After Reuters arrests, some Myanmar reporters fear 'it could've been me'
Myanmar has detained at least 29 journalists in the 20 months since Suu Kyi came to power. While most have since been released on bail, the frequency of arrests – along with the detention last week of two Reuters reporters – has rekindled worries among some journalists trying to cover violence in Rakhine State.
“There are too many risks being added to journalists,” said Sonny Swe, chief executive officer and co-founder of Yangon-based magazine Frontier. “I feel that we are not moving forward, but going back in time for freedom of press and speech.”
As of December, there were five reporters, including the Reuters pair, behind bars.
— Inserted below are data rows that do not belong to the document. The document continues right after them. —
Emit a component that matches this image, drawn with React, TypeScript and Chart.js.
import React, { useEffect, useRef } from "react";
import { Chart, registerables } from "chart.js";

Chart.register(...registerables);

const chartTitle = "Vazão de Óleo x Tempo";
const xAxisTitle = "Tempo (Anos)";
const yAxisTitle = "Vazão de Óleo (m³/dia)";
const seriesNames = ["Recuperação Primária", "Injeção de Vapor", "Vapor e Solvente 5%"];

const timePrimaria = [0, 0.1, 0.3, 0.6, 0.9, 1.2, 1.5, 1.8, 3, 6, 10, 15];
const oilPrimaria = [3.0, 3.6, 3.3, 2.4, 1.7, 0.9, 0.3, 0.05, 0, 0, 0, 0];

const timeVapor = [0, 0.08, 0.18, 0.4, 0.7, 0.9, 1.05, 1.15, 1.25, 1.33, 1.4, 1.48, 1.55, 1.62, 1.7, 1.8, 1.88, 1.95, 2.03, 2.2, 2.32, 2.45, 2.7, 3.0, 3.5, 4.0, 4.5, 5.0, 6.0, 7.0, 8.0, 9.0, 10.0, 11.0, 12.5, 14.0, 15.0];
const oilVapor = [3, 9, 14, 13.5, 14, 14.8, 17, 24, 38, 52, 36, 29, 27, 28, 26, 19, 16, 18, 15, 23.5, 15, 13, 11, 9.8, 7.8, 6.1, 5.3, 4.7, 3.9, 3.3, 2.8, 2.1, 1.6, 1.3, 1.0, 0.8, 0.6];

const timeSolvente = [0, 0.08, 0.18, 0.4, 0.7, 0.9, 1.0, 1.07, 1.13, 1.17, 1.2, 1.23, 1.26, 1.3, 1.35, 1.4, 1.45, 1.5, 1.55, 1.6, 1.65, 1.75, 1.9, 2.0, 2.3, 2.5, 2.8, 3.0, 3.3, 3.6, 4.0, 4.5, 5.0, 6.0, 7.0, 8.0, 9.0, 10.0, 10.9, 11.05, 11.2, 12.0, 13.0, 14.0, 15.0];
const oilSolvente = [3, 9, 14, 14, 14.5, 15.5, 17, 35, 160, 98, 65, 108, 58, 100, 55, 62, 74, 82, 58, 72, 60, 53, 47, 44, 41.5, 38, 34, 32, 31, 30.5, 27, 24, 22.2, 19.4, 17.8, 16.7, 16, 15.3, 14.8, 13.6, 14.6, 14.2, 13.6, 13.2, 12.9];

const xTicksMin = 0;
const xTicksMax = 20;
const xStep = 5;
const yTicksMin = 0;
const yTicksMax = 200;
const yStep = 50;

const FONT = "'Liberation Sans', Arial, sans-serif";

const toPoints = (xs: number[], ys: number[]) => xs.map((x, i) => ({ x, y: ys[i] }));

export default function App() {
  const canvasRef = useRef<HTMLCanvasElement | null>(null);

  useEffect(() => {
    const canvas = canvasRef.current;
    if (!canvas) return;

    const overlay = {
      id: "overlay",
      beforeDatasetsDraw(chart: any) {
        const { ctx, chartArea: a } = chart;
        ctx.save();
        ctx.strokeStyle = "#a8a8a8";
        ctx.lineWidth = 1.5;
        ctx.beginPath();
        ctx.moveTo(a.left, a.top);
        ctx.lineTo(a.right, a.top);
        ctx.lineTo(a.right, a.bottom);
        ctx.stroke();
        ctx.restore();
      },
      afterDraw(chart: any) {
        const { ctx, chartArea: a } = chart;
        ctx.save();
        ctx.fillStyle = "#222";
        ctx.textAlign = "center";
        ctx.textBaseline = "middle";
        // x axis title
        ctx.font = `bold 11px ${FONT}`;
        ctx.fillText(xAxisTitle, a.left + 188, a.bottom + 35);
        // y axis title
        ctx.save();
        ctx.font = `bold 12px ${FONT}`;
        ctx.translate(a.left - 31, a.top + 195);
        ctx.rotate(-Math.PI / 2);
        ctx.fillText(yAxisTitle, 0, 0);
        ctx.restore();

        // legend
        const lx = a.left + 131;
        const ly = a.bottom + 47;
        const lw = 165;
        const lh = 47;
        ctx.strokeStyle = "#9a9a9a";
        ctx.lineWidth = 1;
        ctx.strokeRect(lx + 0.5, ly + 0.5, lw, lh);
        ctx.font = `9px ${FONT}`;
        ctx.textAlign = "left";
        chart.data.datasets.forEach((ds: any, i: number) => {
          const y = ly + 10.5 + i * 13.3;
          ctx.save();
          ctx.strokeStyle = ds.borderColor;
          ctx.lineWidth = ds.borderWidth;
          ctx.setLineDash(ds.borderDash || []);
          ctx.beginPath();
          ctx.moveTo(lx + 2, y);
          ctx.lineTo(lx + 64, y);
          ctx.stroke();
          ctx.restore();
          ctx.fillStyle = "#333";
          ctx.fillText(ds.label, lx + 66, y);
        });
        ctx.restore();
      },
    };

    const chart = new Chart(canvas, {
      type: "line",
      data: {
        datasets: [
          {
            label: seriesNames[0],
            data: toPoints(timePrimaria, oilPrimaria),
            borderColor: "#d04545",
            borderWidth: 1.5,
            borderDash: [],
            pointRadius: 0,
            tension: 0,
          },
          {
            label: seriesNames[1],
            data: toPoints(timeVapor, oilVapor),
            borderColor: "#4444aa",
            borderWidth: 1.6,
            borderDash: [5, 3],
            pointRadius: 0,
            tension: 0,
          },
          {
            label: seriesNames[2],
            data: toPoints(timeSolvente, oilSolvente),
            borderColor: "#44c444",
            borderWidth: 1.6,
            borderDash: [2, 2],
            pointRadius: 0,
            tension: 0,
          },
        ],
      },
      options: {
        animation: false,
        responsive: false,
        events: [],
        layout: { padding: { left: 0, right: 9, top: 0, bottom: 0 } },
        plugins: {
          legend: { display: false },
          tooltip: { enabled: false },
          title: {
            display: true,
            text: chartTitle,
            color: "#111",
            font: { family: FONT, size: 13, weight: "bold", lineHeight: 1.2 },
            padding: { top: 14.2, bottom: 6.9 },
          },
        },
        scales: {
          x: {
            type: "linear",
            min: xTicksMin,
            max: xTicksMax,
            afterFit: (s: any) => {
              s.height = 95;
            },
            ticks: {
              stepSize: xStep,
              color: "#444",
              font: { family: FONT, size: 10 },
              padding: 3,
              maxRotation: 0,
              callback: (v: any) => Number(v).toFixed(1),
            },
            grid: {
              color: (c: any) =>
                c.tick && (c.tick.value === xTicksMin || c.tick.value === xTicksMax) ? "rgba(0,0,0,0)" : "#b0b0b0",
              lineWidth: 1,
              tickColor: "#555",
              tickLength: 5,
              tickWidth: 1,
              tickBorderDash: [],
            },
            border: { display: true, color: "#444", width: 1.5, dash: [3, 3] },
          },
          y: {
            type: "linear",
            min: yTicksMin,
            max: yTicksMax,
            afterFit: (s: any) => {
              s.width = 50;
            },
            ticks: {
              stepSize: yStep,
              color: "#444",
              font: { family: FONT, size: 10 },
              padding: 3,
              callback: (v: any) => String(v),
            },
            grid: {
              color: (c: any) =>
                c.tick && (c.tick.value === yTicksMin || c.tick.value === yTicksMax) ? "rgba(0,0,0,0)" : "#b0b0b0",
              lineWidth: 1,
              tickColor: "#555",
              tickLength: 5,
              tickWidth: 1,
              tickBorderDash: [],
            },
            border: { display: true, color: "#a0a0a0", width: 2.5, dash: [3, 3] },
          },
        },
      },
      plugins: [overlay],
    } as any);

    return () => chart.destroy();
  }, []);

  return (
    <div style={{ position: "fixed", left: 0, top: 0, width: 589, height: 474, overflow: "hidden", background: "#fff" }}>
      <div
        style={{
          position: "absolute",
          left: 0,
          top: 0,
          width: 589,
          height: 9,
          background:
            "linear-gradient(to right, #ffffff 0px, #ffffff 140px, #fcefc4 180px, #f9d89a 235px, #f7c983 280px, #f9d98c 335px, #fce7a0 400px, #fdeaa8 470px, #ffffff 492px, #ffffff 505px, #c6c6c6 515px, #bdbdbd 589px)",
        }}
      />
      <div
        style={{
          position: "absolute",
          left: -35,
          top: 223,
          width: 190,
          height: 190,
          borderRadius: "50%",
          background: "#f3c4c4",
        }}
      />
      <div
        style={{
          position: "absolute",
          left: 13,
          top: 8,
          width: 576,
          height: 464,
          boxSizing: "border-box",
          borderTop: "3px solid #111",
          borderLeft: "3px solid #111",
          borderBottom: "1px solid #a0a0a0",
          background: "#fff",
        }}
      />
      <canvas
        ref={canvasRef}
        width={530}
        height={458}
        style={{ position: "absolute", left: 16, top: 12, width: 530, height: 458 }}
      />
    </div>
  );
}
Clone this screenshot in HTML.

Reporters Wa Lone and Kyaw Soe Oo – who had worked on Reuters coverage of the crisis in Rakhine – were arrested on Dec. 12 in Yangon. The Ministry of Information said they had “illegally acquired information with the intention to share it with foreign media”. They face up to 14 years in prison under the Official Secrets Act.
Myanmar authorities have said the case has nothing to do with press freedom.
“There are different views, based on where you stand … There’s press freedom in Myanmar as long as you follow the rules and regulations,” Kyaw Soe, director general of the Ministry of Information, told Reuters by phone on Thursday. He declined to comment further.
A vibrant domestic media has sprung up since the transition from military rule began in 2011 and pre-publication censorship was lifted in 2012.
Nevertheless, this year Myanmar was ranked 131 out of 180 nations for press freedom by Reporters Without Borders – in the bottom third, but ahead of seven countries in the region: Cambodia, Thailand, Malaysia, Singapore, Brunei, Laos and Vietnam.
“The authorities continue to exert pressure on the media and even intervene directly to get editorial policies changed,” Reporters Without Borders said in a report this year.
Kyaw Zwa Moe, editor of Irrawaddy’s English edition, said in a commentary last week that Myanmar does have press freedom, “but with an invisible line”.
“No one can know where that line is because it’s unseen. When you touch or cross it, you’re finished,” he wrote.
PRESS FREEDOM, SOMETIMES
Although she is Myanmar’s de facto leader, Suu Kyi is forced to share power with the military, which runs security-related ministries and the police.
Suppression of the media has hardened, rights groups say, since October 2016, when Rohingya Muslim militants attacked security posts in Rakhine state, triggering a military crackdown that right groups say included killings, rape and arson.